**YOUR GOAL**
Exactly repeat the material, dropping every picture from the copy.

**AVAILABLE DATA**
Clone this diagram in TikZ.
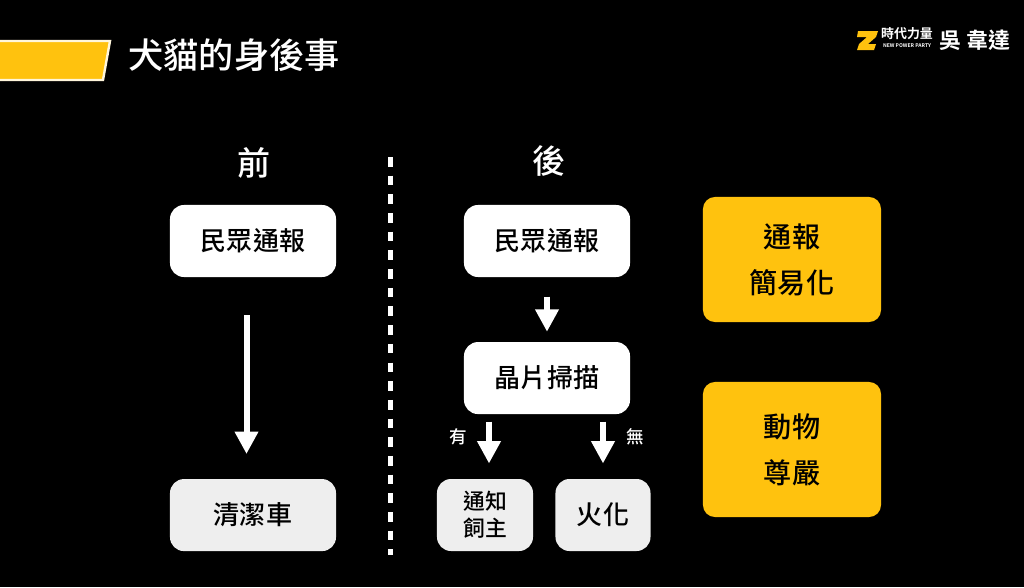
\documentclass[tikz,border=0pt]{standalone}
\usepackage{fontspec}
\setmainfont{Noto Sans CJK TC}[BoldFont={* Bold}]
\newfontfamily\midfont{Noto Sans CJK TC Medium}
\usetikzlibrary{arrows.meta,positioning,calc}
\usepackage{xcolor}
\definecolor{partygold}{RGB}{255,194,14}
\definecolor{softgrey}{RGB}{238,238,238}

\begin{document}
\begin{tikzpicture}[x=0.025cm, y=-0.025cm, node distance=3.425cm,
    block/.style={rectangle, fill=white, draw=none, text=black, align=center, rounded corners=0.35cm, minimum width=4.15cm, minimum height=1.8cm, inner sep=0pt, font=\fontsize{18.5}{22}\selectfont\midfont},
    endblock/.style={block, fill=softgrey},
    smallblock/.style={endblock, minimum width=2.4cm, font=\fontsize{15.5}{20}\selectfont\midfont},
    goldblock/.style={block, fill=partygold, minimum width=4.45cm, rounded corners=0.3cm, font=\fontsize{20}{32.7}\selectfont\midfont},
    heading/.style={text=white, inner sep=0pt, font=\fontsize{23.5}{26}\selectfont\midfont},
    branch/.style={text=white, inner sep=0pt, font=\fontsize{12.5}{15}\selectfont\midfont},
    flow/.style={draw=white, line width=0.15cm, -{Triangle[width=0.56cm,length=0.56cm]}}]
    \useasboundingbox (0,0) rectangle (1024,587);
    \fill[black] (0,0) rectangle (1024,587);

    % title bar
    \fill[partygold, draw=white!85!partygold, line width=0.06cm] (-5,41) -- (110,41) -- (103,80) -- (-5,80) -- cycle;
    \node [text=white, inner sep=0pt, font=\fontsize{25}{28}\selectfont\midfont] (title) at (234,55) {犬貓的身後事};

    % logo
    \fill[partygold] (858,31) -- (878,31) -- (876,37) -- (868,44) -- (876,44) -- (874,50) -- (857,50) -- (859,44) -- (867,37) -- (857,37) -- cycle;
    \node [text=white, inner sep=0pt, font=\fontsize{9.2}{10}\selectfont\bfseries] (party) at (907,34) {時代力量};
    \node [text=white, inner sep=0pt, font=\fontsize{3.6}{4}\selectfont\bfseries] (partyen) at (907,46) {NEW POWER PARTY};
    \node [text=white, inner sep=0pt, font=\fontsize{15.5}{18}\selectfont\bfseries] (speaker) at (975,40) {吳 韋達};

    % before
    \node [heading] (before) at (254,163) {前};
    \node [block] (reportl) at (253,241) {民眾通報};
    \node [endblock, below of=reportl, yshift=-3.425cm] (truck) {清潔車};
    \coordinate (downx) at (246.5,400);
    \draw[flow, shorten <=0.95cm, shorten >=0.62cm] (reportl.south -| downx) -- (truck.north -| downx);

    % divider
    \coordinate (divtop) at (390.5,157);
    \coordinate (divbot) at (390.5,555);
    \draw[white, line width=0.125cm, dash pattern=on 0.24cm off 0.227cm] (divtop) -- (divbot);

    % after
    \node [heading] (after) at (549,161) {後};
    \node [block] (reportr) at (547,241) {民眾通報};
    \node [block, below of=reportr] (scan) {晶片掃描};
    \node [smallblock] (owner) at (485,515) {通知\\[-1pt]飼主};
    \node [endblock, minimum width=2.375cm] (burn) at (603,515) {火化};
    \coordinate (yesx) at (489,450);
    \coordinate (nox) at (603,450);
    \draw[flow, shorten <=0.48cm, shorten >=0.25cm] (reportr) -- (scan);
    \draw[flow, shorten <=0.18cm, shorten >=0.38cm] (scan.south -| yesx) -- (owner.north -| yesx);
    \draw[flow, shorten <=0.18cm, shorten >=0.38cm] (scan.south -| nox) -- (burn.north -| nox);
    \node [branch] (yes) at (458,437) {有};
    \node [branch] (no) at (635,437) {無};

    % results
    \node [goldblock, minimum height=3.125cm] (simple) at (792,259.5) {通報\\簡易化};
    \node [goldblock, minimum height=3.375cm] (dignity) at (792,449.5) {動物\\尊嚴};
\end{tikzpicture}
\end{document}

**RESPONSE**
Clone this diagram in TikZ.
\documentclass[tikz,border=0pt]{standalone}
\usepackage{fontspec}
\setmainfont{Noto Sans CJK TC}[BoldFont={* Bold}]
\newfontfamily\midfont{Noto Sans CJK TC Medium}
\usetikzlibrary{arrows.meta,positioning,calc}
\usepackage{xcolor}
\definecolor{partygold}{RGB}{255,194,14}
\definecolor{softgrey}{RGB}{238,238,238}

\begin{document}
\begin{tikzpicture}[x=0.025cm, y=-0.025cm, node distance=3.425cm,
    block/.style={rectangle, fill=white, draw=none, text=black, align=center, rounded corners=0.35cm, minimum width=4.15cm, minimum height=1.8cm, inner sep=0pt, font=\fontsize{18.5}{22}\selectfont\midfont},
    endblock/.style={block, fill=softgrey},
    smallblock/.style={endblock, minimum width=2.4cm, font=\fontsize{15.5}{20}\selectfont\midfont},
    goldblock/.style={block, fill=partygold, minimum width=4.45cm, rounded corners=0.3cm, font=\fontsize{20}{32.7}\selectfont\midfont},
    heading/.style={text=white, inner sep=0pt, font=\fontsize{23.5}{26}\selectfont\midfont},
    branch/.style={text=white, inner sep=0pt, font=\fontsize{12.5}{15}\selectfont\midfont},
    flow/.style={draw=white, line width=0.15cm, -{Triangle[width=0.56cm,length=0.56cm]}}]
    \useasboundingbox (0,0) rectangle (1024,587);
    \fill[black] (0,0) rectangle (1024,587);

    % title bar
    \fill[partygold, draw=white!85!partygold, line width=0.06cm] (-5,41) -- (110,41) -- (103,80) -- (-5,80) -- cycle;
    \node [text=white, inner sep=0pt, font=\fontsize{25}{28}\selectfont\midfont] (title) at (234,55) {犬貓的身後事};

    % logo
    \fill[partygold] (858,31) -- (878,31) -- (876,37) -- (868,44) -- (876,44) -- (874,50) -- (857,50) -- (859,44) -- (867,37) -- (857,37) -- cycle;
    \node [text=white, inner sep=0pt, font=\fontsize{9.2}{10}\selectfont\bfseries] (party) at (907,34) {時代力量};
    \node [text=white, inner sep=0pt, font=\fontsize{3.6}{4}\selectfont\bfseries] (partyen) at (907,46) {NEW POWER PARTY};
    \node [text=white, inner sep=0pt, font=\fontsize{15.5}{18}\selectfont\bfseries] (speaker) at (975,40) {吳 韋達};

    % before
    \node [heading] (before) at (254,163) {前};
    \node [block] (reportl) at (253,241) {民眾通報};
    \node [endblock, below of=reportl, yshift=-3.425cm] (truck) {清潔車};
    \coordinate (downx) at (246.5,400);
    \draw[flow, shorten <=0.95cm, shorten >=0.62cm] (reportl.south -| downx) -- (truck.north -| downx);

    % divider
    \coordinate (divtop) at (390.5,157);
    \coordinate (divbot) at (390.5,555);
    \draw[white, line width=0.125cm, dash pattern=on 0.24cm off 0.227cm] (divtop) -- (divbot);

    % after
    \node [heading] (after) at (549,161) {後};
    \node [block] (reportr) at (547,241) {民眾通報};
    \node [block, below of=reportr] (scan) {晶片掃描};
    \node [smallblock] (owner) at (485,515) {通知\\[-1pt]飼主};
    \node [endblock, minimum width=2.375cm] (burn) at (603,515) {火化};
    \coordinate (yesx) at (489,450);
    \coordinate (nox) at (603,450);
    \draw[flow, shorten <=0.48cm, shorten >=0.25cm] (reportr) -- (scan);
    \draw[flow, shorten <=0.18cm, shorten >=0.38cm] (scan.south -| yesx) -- (owner.north -| yesx);
    \draw[flow, shorten <=0.18cm, shorten >=0.38cm] (scan.south -| nox) -- (burn.north -| nox);
    \node [branch] (yes) at (458,437) {有};
    \node [branch] (no) at (635,437) {無};

    % results
    \node [goldblock, minimum height=3.125cm] (simple) at (792,259.5) {通報\\簡易化};
    \node [goldblock, minimum height=3.375cm] (dignity) at (792,449.5) {動物\\尊嚴};
\end{tikzpicture}
\end{document}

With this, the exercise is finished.